▶ **Given request**:
Gather the lines from the material that contain "this".

━━━━━ Source data

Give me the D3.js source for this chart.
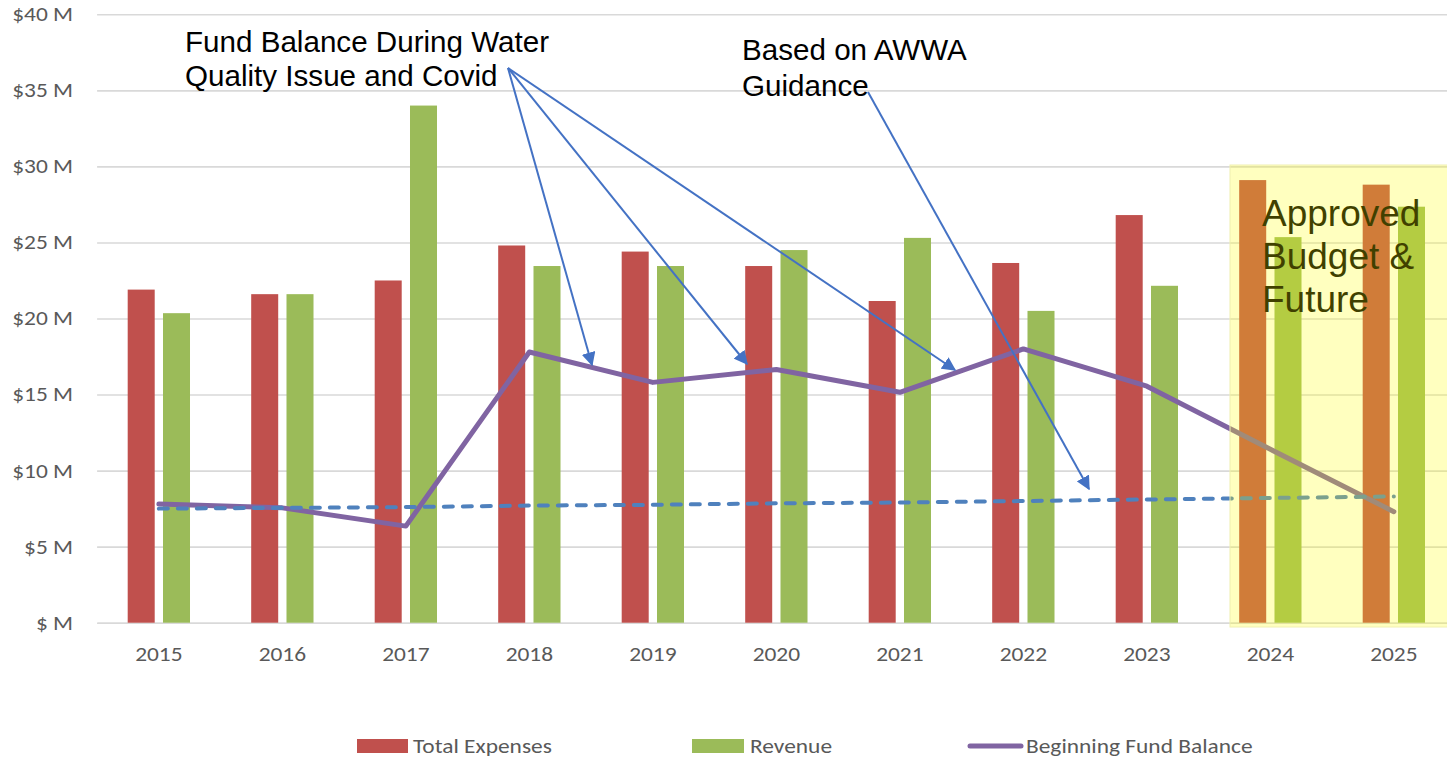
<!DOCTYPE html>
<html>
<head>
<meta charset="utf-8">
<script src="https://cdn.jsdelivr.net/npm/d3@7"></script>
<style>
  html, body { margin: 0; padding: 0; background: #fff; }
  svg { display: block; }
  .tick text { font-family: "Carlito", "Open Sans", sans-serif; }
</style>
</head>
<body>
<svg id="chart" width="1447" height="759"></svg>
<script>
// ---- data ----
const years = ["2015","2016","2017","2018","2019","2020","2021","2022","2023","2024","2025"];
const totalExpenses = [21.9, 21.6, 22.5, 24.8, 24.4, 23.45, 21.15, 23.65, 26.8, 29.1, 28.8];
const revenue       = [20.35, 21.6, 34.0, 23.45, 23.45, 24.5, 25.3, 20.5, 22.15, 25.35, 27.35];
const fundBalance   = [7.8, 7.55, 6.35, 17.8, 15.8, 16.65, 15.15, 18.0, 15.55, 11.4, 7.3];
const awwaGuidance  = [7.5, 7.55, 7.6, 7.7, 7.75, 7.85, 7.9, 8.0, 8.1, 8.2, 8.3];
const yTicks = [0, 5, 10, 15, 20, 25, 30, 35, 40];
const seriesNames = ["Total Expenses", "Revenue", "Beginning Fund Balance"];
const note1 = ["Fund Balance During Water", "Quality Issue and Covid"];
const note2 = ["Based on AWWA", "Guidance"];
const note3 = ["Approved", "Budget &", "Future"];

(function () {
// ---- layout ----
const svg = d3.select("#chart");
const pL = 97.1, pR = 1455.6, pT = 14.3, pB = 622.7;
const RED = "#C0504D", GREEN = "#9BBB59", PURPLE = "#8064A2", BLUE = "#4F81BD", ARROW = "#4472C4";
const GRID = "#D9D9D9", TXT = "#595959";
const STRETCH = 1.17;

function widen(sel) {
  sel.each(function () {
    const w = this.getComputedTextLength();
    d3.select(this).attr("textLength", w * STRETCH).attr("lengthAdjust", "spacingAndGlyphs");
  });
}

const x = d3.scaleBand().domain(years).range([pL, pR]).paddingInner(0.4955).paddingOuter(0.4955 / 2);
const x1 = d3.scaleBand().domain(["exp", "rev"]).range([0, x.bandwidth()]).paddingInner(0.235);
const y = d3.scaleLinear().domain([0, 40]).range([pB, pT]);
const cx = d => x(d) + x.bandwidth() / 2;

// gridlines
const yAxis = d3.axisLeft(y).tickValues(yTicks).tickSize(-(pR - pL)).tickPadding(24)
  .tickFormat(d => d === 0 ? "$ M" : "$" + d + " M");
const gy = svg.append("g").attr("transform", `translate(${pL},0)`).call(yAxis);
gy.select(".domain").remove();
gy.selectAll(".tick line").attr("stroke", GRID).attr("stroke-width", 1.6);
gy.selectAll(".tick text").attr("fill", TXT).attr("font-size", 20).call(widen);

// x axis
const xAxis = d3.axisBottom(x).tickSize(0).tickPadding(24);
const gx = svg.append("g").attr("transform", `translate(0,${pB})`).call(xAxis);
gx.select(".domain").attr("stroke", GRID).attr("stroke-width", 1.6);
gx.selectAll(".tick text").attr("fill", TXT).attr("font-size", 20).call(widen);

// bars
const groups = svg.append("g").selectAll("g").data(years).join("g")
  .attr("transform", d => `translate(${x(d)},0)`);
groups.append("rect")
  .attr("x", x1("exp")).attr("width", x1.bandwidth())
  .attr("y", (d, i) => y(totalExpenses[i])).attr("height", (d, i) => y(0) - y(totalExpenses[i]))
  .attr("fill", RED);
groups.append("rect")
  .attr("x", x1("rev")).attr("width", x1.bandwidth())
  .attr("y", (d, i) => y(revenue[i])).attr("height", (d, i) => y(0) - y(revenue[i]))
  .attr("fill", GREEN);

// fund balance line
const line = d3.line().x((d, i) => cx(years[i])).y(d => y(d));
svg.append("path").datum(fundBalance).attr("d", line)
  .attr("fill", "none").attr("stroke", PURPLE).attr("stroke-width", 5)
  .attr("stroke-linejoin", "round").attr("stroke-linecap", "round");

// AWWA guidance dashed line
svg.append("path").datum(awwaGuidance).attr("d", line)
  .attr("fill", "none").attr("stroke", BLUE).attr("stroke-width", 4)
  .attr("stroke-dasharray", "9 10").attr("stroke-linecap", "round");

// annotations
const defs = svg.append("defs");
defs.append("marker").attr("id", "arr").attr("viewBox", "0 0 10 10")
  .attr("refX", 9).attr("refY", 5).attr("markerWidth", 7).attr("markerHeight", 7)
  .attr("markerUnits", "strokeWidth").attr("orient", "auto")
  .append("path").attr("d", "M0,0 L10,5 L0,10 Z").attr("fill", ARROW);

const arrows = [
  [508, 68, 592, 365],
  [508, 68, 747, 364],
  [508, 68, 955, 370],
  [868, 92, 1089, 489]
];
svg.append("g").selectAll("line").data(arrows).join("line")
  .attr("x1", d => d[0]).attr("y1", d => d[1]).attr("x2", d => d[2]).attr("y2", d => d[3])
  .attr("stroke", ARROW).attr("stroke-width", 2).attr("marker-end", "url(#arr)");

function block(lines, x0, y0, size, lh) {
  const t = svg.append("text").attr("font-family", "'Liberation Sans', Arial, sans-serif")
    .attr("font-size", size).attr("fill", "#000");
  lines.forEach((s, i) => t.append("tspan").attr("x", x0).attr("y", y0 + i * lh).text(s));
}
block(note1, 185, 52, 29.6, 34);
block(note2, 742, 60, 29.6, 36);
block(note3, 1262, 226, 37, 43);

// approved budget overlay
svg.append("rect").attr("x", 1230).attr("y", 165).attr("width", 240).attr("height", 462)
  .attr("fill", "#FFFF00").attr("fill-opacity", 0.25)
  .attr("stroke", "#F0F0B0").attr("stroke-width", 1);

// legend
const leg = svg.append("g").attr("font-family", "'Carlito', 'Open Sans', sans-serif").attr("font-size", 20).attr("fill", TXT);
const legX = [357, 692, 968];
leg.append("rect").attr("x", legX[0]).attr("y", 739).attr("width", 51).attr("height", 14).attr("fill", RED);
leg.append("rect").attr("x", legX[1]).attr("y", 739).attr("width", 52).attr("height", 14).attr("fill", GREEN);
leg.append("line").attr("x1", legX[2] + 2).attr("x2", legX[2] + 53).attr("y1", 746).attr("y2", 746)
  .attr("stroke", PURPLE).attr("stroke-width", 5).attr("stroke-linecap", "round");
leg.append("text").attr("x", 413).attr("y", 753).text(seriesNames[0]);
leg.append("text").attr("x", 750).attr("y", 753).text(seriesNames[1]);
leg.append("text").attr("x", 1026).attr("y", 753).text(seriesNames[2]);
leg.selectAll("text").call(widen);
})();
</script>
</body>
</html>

━━━━━━━━━━

▶ **Correct result**:
Give me the D3.js source for this chart.
    const w = this.getComputedTextLength();
    d3.select(this).attr("textLength", w * STRETCH).attr("lengthAdjust", "spacingAndGlyphs");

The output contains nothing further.